Can someone verify the statement below for me:

Any step-up or step-down transformer with delta-to-wye or wye-to-delta trasformer will introduce a 30 degree phase shift for positive sequence voltages and currents *SUCH THAT THE HIGHER VOLTAGE SIDE LEAD THE CORRESPONDING VALUES ON THE LOWER SIDE.*

In most of the information I found on the web; people in forums or documents I found, addressed only step down transformers.

Thanks in advance for your input


----------



## mudpuppy (Feb 19, 2012)

The statement, "*SUCH THAT THE HIGHER VOLTAGE SIDE LEAD THE CORRESPONDING VALUES ON THE LOWER SIDE." i*s not always true. There is a standard that recommends that transformers be connected this way (I don't have access to the IEEE standards from home or I would look for it), but in practice they are not always hooked up that way.

Delta-wye transformers always produce a phase shift, and can be connected for varying phase shifts in increments of 30 degrees, however they are typically connect for either +30 or -30 degrees.


----------



## robertplant22 (Feb 19, 2012)

So based on your answer, you will not really know unless the problem indicates what that pahse shift is?
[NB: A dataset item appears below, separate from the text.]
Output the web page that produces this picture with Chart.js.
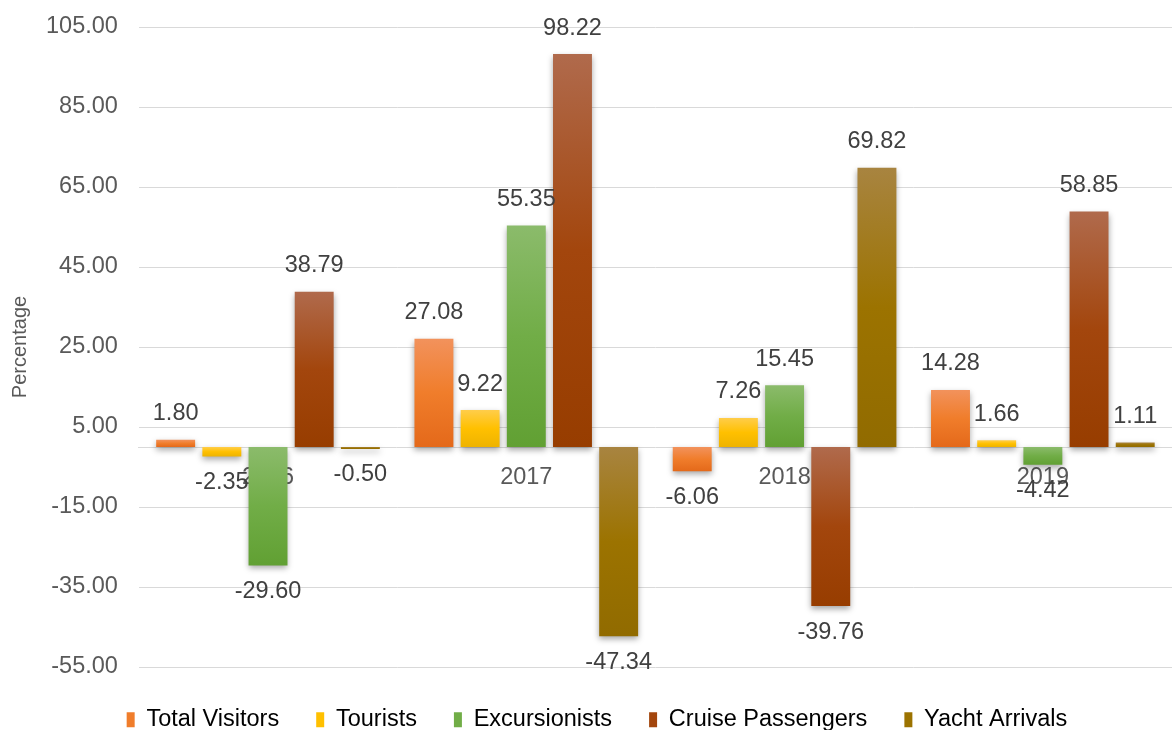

I've run into a couple of these problems; however none of them indicate what the phase shift is. The solutions do seem to be consistent with the statement I posted.


----------



## Peele1 (Feb 19, 2012)

Delta Y transformers create a 30 degree phase shift. Camera's EERM and PRM show it fairly well and whether it is positive or negative. One of the many reference books referenced in other subjects has a really good explanation... I don't remember which...


----------